Restate the whole of the material. Keep every word, and drop the pictures.

→ **Material**
::::::::::

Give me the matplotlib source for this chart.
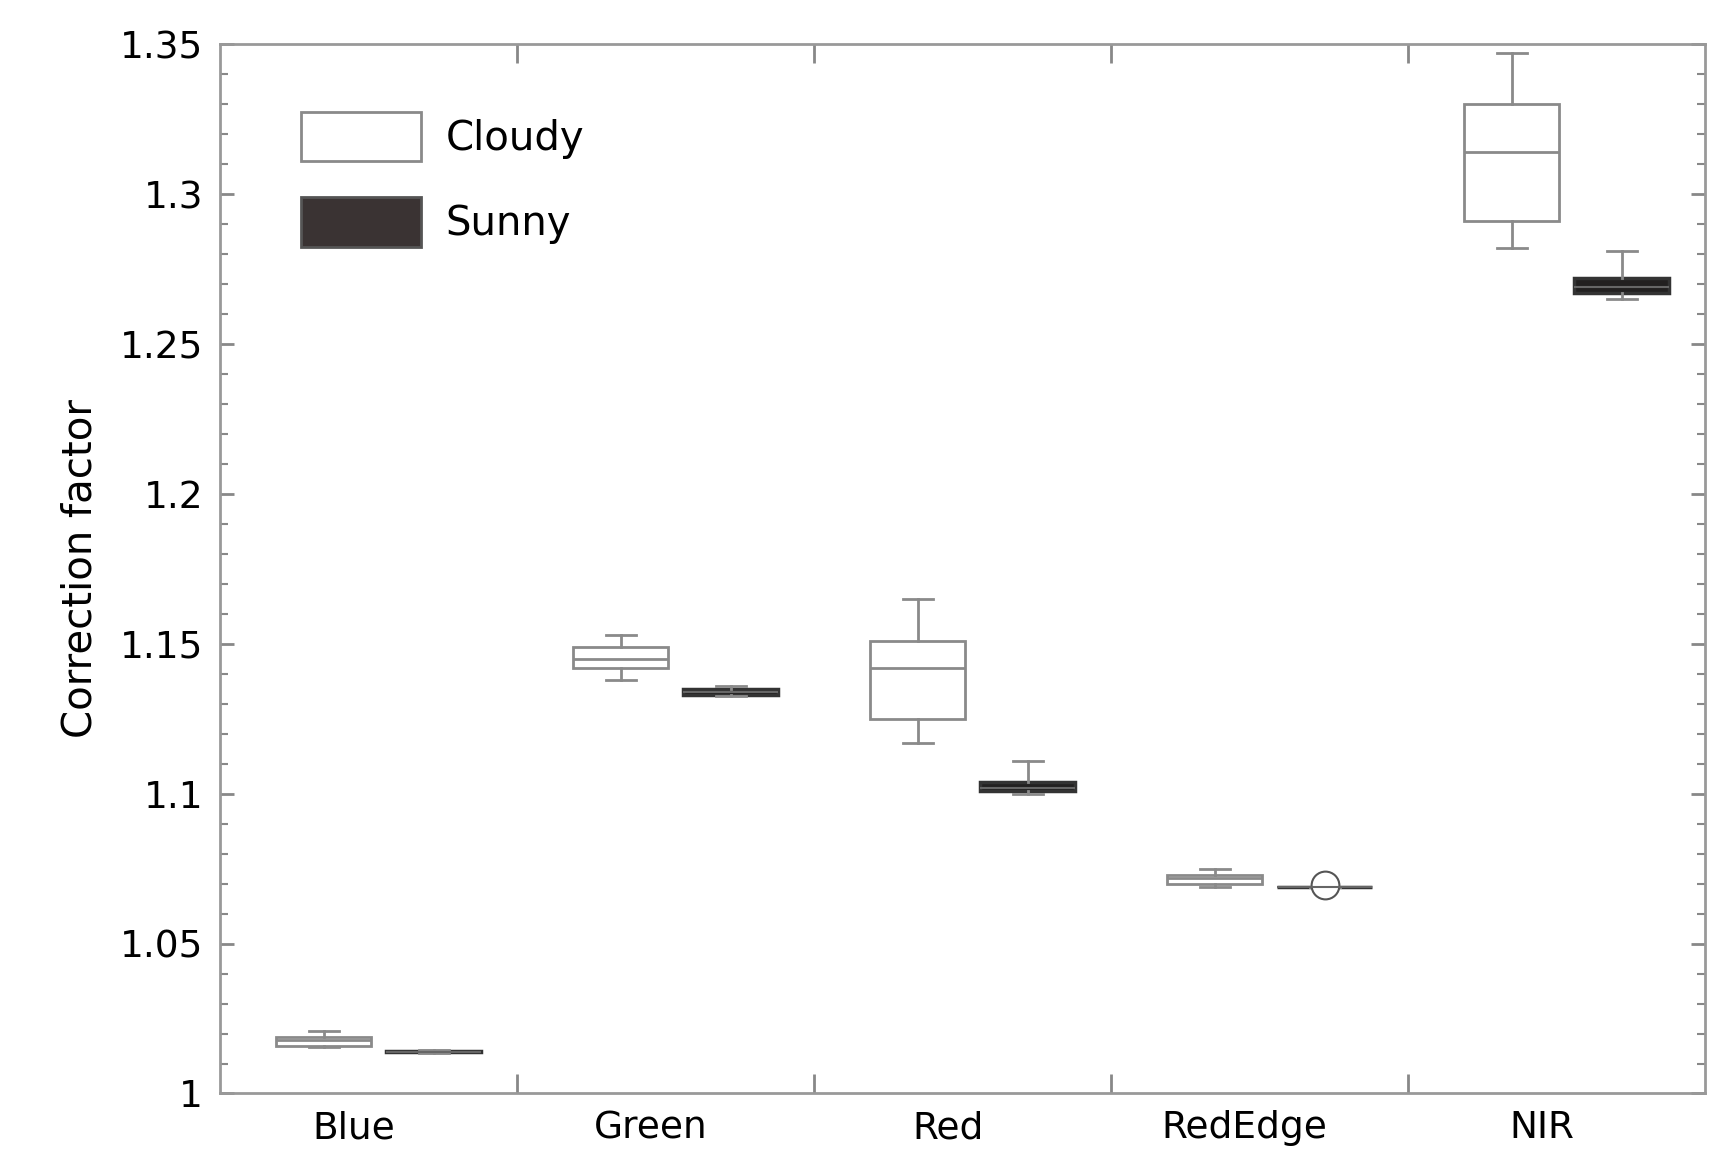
import matplotlib.pyplot as plt
from matplotlib.patches import Patch
from matplotlib.ticker import MultipleLocator

bands = ['Blue', 'Green', 'Red', 'RedEdge', 'NIR']
# whislo, q1, med, q3, whishi
cloudy = [[1.0155, 1.016, 1.018, 1.019, 1.021],
          [1.138, 1.142, 1.145, 1.149, 1.153],
          [1.117, 1.125, 1.142, 1.151, 1.165],
          [1.069, 1.070, 1.072, 1.073, 1.075],
          [1.282, 1.291, 1.314, 1.330, 1.347]]
sunny = [[1.0135, 1.0138, 1.014, 1.0142, 1.0145],
         [1.1325, 1.133, 1.134, 1.135, 1.136],
         [1.100, 1.101, 1.102, 1.104, 1.111],
         [1.069, 1.069, 1.069, 1.069, 1.069],
         [1.265, 1.267, 1.269, 1.272, 1.281]]
sunny_fliers = [[], [], [], [1.0695], []]

def to_stats(rows, fliers=None):
    out = []
    for i, r in enumerate(rows):
        out.append(dict(whislo=r[0], q1=r[1], med=r[2], q3=r[3], whishi=r[4],
                        fliers=fliers[i] if fliers else []))
    return out

fig, ax = plt.subplots(figsize=(17.31, 11.67), dpi=100)
fig.subplots_adjust(left=0.127, right=0.985, top=0.962, bottom=0.063)

edge = '#8a8a8a'
cpos = [i + 0.35 for i in range(5)]
spos = [i + 0.72 for i in range(5)]
ax.bxp(to_stats(cloudy), positions=cpos, widths=0.32, patch_artist=True,
       boxprops=dict(facecolor='white', edgecolor=edge, linewidth=2),
       medianprops=dict(color=edge, linewidth=2),
       whiskerprops=dict(color=edge, linewidth=2),
       capprops=dict(color=edge, linewidth=2), capwidths=0.1)
ax.bxp(to_stats(sunny, sunny_fliers), positions=spos, widths=0.32, patch_artist=True,
       boxprops=dict(facecolor='#222020', edgecolor='#333333', linewidth=2.5),
       medianprops=dict(color='#666666', linewidth=1.5),
       whiskerprops=dict(color=edge, linewidth=2),
       capprops=dict(color=edge, linewidth=2), capwidths=0.1,
       flierprops=dict(marker='o', markersize=20, markerfacecolor='white',
                       markeredgecolor='#555555', markeredgewidth=1.5))

ax.set_xlim(0, 5)
ax.set_ylim(1.0, 1.35)
ax.set_xticks([1, 2, 3, 4])
ax.set_xticklabels([])
ax.set_xticks([i + 0.45 for i in range(5)], minor=True)
ax.set_xticklabels(bands, minor=True, fontsize=27)
ax.tick_params(axis='x', which='minor', length=0, pad=12)
ax.tick_params(axis='x', which='major', direction='in', length=14, width=2,
               color='#888888', top=True)
ax.set_yticks([1.0, 1.05, 1.1, 1.15, 1.2, 1.25, 1.3, 1.35])
ax.set_yticklabels(['1', '1.05', '1.1', '1.15', '1.2', '1.25', '1.3', '1.35'], fontsize=27)
ax.yaxis.set_minor_locator(MultipleLocator(0.01))
ax.tick_params(axis='y', which='both', direction='in', right=True, color='#888888')
ax.tick_params(axis='y', which='major', length=10, width=2, pad=12)
ax.tick_params(axis='y', which='minor', length=6, width=1.5)
for s in ax.spines.values():
    s.set_color('#999999')
    s.set_linewidth(2)
ax.set_ylabel('Correction factor', fontsize=29, labelpad=14)

handles = [Patch(facecolor='white', edgecolor=edge, linewidth=2, label='Cloudy'),
           Patch(facecolor='#3a3333', edgecolor='#555555', linewidth=2, label='Sunny')]
ax.legend(handles=handles, loc='upper left', fontsize=29, frameon=False,
          handlelength=3.0, handleheight=1.5, labelspacing=0.9, handletextpad=0.6,
          bbox_to_anchor=(0.03, 0.97))

fig.savefig('out.png', dpi=100)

::::::::::

→ **Exercise output**
Give me the matplotlib source for this chart.
import matplotlib.pyplot as plt
from matplotlib.patches import Patch
from matplotlib.ticker import MultipleLocator

bands = ['Blue', 'Green', 'Red', 'RedEdge', 'NIR']
# whislo, q1, med, q3, whishi
cloudy = [[1.0155, 1.016, 1.018, 1.019, 1.021],
          [1.138, 1.142, 1.145, 1.149, 1.153],
          [1.117, 1.125, 1.142, 1.151, 1.165],
          [1.069, 1.070, 1.072, 1.073, 1.075],
          [1.282, 1.291, 1.314, 1.330, 1.347]]
sunny = [[1.0135, 1.0138, 1.014, 1.0142, 1.0145],
         [1.1325, 1.133, 1.134, 1.135, 1.136],
         [1.100, 1.101, 1.102, 1.104, 1.111],
         [1.069, 1.069, 1.069, 1.069, 1.069],
         [1.265, 1.267, 1.269, 1.272, 1.281]]
sunny_fliers = [[], [], [], [1.0695], []]

def to_stats(rows, fliers=None):
    out = []
    for i, r in enumerate(rows):
        out.append(dict(whislo=r[0], q1=r[1], med=r[2], q3=r[3], whishi=r[4],
                        fliers=fliers[i] if fliers else []))
    return out

fig, ax = plt.subplots(figsize=(17.31, 11.67), dpi=100)
fig.subplots_adjust(left=0.127, right=0.985, top=0.962, bottom=0.063)

edge = '#8a8a8a'
cpos = [i + 0.35 for i in range(5)]
spos = [i + 0.72 for i in range(5)]
ax.bxp(to_stats(cloudy), positions=cpos, widths=0.32, patch_artist=True,
       boxprops=dict(facecolor='white', edgecolor=edge, linewidth=2),
       medianprops=dict(color=edge, linewidth=2),
       whiskerprops=dict(color=edge, linewidth=2),
       capprops=dict(color=edge, linewidth=2), capwidths=0.1)
ax.bxp(to_stats(sunny, sunny_fliers), positions=spos, widths=0.32, patch_artist=True,
       boxprops=dict(facecolor='#222020', edgecolor='#333333', linewidth=2.5),
       medianprops=dict(color='#666666', linewidth=1.5),
       whiskerprops=dict(color=edge, linewidth=2),
       capprops=dict(color=edge, linewidth=2), capwidths=0.1,
       flierprops=dict(marker='o', markersize=20, markerfacecolor='white',
                       markeredgecolor='#555555', markeredgewidth=1.5))

ax.set_xlim(0, 5)
ax.set_ylim(1.0, 1.35)
ax.set_xticks([1, 2, 3, 4])
ax.set_xticklabels([])
ax.set_xticks([i + 0.45 for i in range(5)], minor=True)
ax.set_xticklabels(bands, minor=True, fontsize=27)
ax.tick_params(axis='x', which='minor', length=0, pad=12)
ax.tick_params(axis='x', which='major', direction='in', length=14, width=2,
               color='#888888', top=True)
ax.set_yticks([1.0, 1.05, 1.1, 1.15, 1.2, 1.25, 1.3, 1.35])
ax.set_yticklabels(['1', '1.05', '1.1', '1.15', '1.2', '1.25', '1.3', '1.35'], fontsize=27)
ax.yaxis.set_minor_locator(MultipleLocator(0.01))
ax.tick_params(axis='y', which='both', direction='in', right=True, color='#888888')
ax.tick_params(axis='y', which='major', length=10, width=2, pad=12)
ax.tick_params(axis='y', which='minor', length=6, width=1.5)
for s in ax.spines.values():
    s.set_color('#999999')
    s.set_linewidth(2)
ax.set_ylabel('Correction factor', fontsize=29, labelpad=14)

handles = [Patch(facecolor='white', edgecolor=edge, linewidth=2, label='Cloudy'),
           Patch(facecolor='#3a3333', edgecolor='#555555', linewidth=2, label='Sunny')]
ax.legend(handles=handles, loc='upper left', fontsize=29, frameon=False,
          handlelength=3.0, handleheight=1.5, labelspacing=0.9, handletextpad=0.6,
          bbox_to_anchor=(0.03, 0.97))

fig.savefig('out.png', dpi=100)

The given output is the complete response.